AI agents can't read minds. When the agent needs to add a database call, it looks at existing patterns. If three other files bypass the repository layer, the agent learns that direct database access is the convention. It reproduces the anti-pattern consistently and at scale.
3. Velocity illusion — faster production, slower delivery
Here's the paradox that frustrates every CTO who approved an AI tooling budget: the team is producing more code, but shipping isn't actually faster.
The reason is that code production is not the bottleneck. The bottleneck is the feedback loop — the time from "code written" to "confidently deployed." When AI agents accelerate code production without improving the feedback loop, you get a traffic jam.
GitClear's research found that refactoring activity dropped from 25% of changed lines in 2021 to less than 10% in 2024, while code cloning rose sharply. AI is generating more code, but lower-quality code — duplicated rather than abstracted, added rather than refactored.
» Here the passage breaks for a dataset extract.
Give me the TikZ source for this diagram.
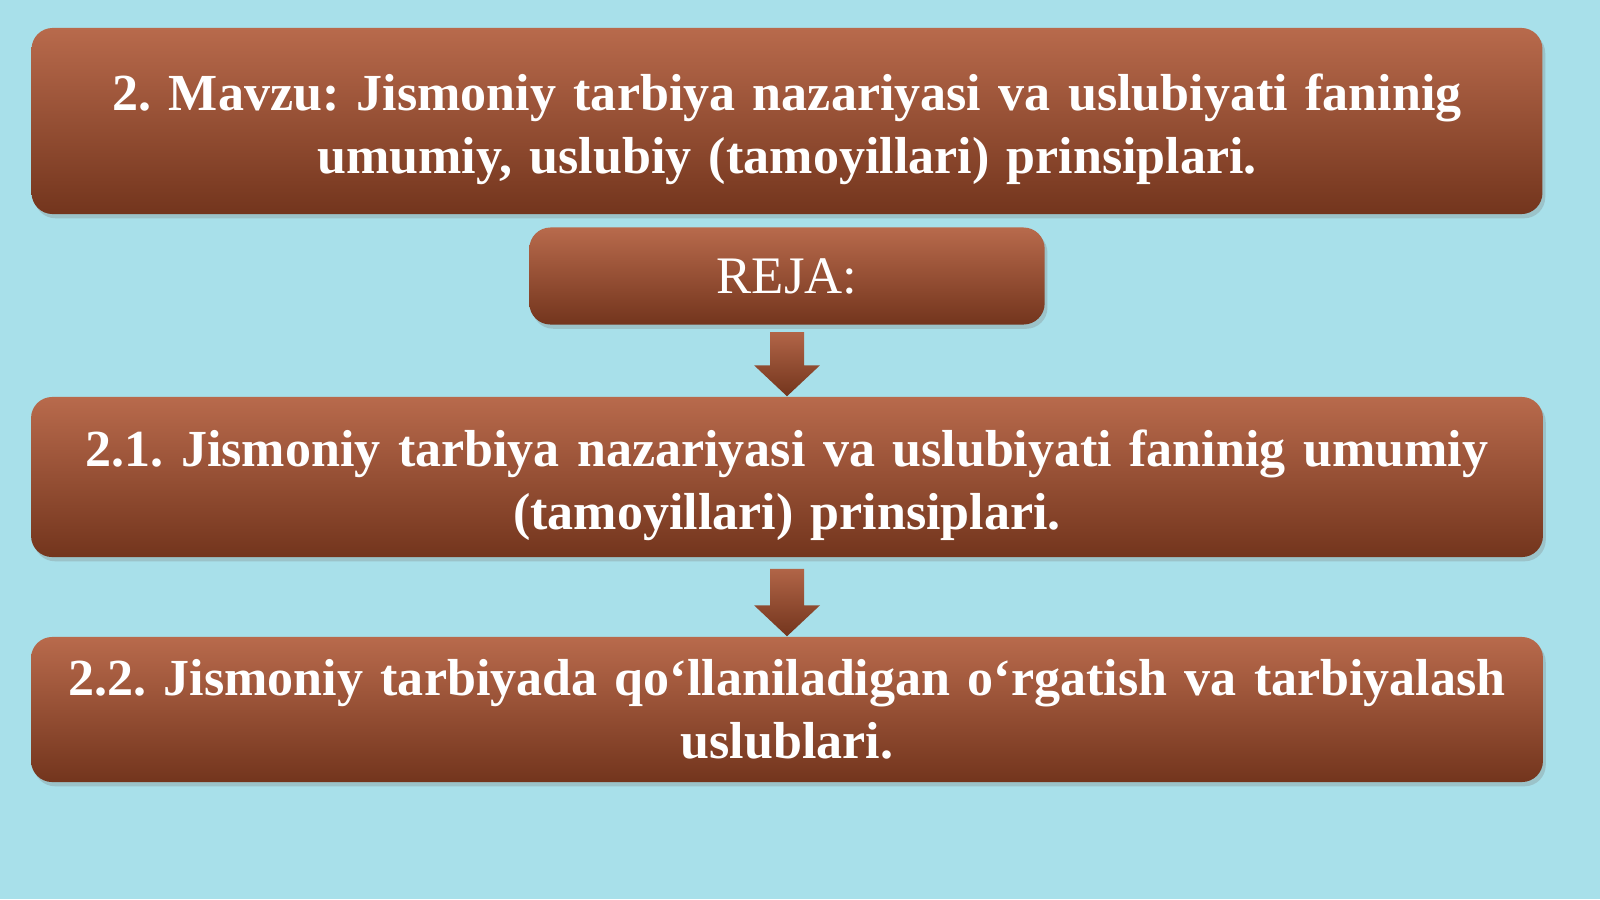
\documentclass[tikz,border=0pt]{standalone}
\usepackage{fontspec}
\setmainfont{Liberation Serif}
\frenchspacing
\usetikzlibrary{calc,shadows}

\definecolor{watercyan}{RGB}{168,224,234}
\definecolor{brickTop}{RGB}{184,106,76}
\definecolor{brickBot}{RGB}{115,53,29}

\tikzset{
	planbox/.style={rounded corners=6pt, top color=brickTop, bottom color=brickBot,
		draw=none, text=white, align=center, inner sep=0pt,
		drop shadow={opacity=0.3, shadow xshift=0.8pt, shadow yshift=-1.2pt}},
	planfont/.style={font=\fontsize{14.8}{17.9}\selectfont\bfseries},
	downarrow/.style={top color=brickTop!90!brickBot, bottom color=brickBot, draw=none}
}

\begin{document}
\begin{tikzpicture}[x=0.01cm, y=-0.01cm]
		%background
		\useasboundingbox (0,0) rectangle (1600,899);
		\fill[watercyan] (0,0) rectangle (1600,899);
		
		%boxes
		\node[planbox, planfont, minimum width=15.1cm, minimum height=1.86cm, text width=14.9cm] (mavzu) at (787,121)
			{\rule{0pt}{0.54cm}2. Mavzu: Jismoniy tarbiya nazariyasi va uslubiyati faninig\\umumiy, uslubiy (tamoyillari) prinsiplari.};
		\node[planbox, minimum width=5.15cm, minimum height=0.97cm, font=\fontsize{15}{18}\selectfont] (reja) at (787,276)
			{REJA:};
		\node[planbox, planfont, minimum width=15.11cm, minimum height=1.6cm, text width=14.9cm] (reja1) at (787,477)
			{\rule{0pt}{0.54cm}2.1. Jismoniy tarbiya nazariyasi va uslubiyati faninig umumiy\\(tamoyillari) prinsiplari.};
		\node[planbox, planfont, minimum width=15.11cm, minimum height=1.45cm, text width=14.9cm] (reja2) at (787,709.5)
			{2.2. Jismoniy tarbiyada qo‘llaniladigan o‘rgatish va tarbiyalash\\uslublari.};
		
		%arrows
		\foreach \from/\to/\gap in {reja/reja1/7, reja1/reja2/11}{
			\shade[downarrow] ($(\from.south)+(-17,\gap)$) -- ($(\from.south)+(17,\gap)$)
				-- ($(\to.north)+(17,-31)$) -- ($(\to.north)+(33,-31)$) -- (\to.north)
				-- ($(\to.north)+(-33,-31)$) -- ($(\to.north)+(-17,-31)$) -- cycle;
		}
\end{tikzpicture}
\end{document}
The Foundation That Makes AI Work
If AI amplifies existing patterns, the solution isn't to stop using AI — it's to fix the patterns before you amplify them.
Three foundations determine whether AI agents help or hurt:
Foundation 1: Architecture boundaries that constrain AI behavior
When architecture boundaries are explicit and enforced — not documented in a wiki nobody reads, but checked on every commit — AI agents have clear guardrails.
- Clean module boundaries with explicit dependency rules
- No circular dependencies (they confuse agents as much as they confuse humans)
- Interface-based design so agents know the expected contracts
- Architecture fitness functions that break the build when violated
Foundation 2: Tests that actually verify behavior
The distinction that matters is not coverage, but effectiveness. A test that would still pass if you deleted the production code it tests is a decorative test.
- Mutation testing to measure test effectiveness (not just coverage)
- Tests written from specifications, not from implementation
- A test pyramid that catches defects at the cheapest level
- Contract tests between services so agents can't silently break boundaries
Foundation 3: Explicit specifications that define "done"
AI agents are extraordinarily good at generating code that satisfies tests. The question is whether those tests capture what you actually want.
- Specifications written in problem-domain language before code
- Acceptance criteria that define observable outcomes
- Example mapping that surfaces edge cases and assumptions
- Quality gates that prevent shipping code that doesn't satisfy specs
The Sequence Matters
You cannot skip the foundations and jump straight to AI acceleration. Each missing foundation amplifies the damage from the next.
Without architecture boundaries → agents scatter code everywhere. Without effective tests → the scattered code ships to production. Without specifications → nobody can tell it's wrong until users report bugs.
The organizations that get real value from AI agents are the ones that invest in these foundations first.
How to Know If Your Codebase Is Ready
Before deploying AI agents at scale, ask three questions:
1. What's your mutation score? Run mutation testing on your critical paths. If more than 50% of mutations survive, your test suite is not ready for AI-speed code production.
2. How many circular dependencies do you have? Each circular dependency is a place where AI agents will create unpredictable side effects.
3. Can you deploy on demand? If deploying requires coordination or manual steps, you can't absorb the code velocity that AI agents produce.
The Bottom Line
AI coding agents are the most powerful amplifier engineering teams have ever had. That's what makes them dangerous on weak foundations and extraordinary on strong ones.
The teams that will win aren't the ones that adopt AI fastest. They're the ones that build the foundations that make AI reliable — clean architecture, effective tests, explicit specifications, and fast feedback loops.
The question isn't "Should we use AI agents?" It's "Is our codebase ready for what AI will amplify?"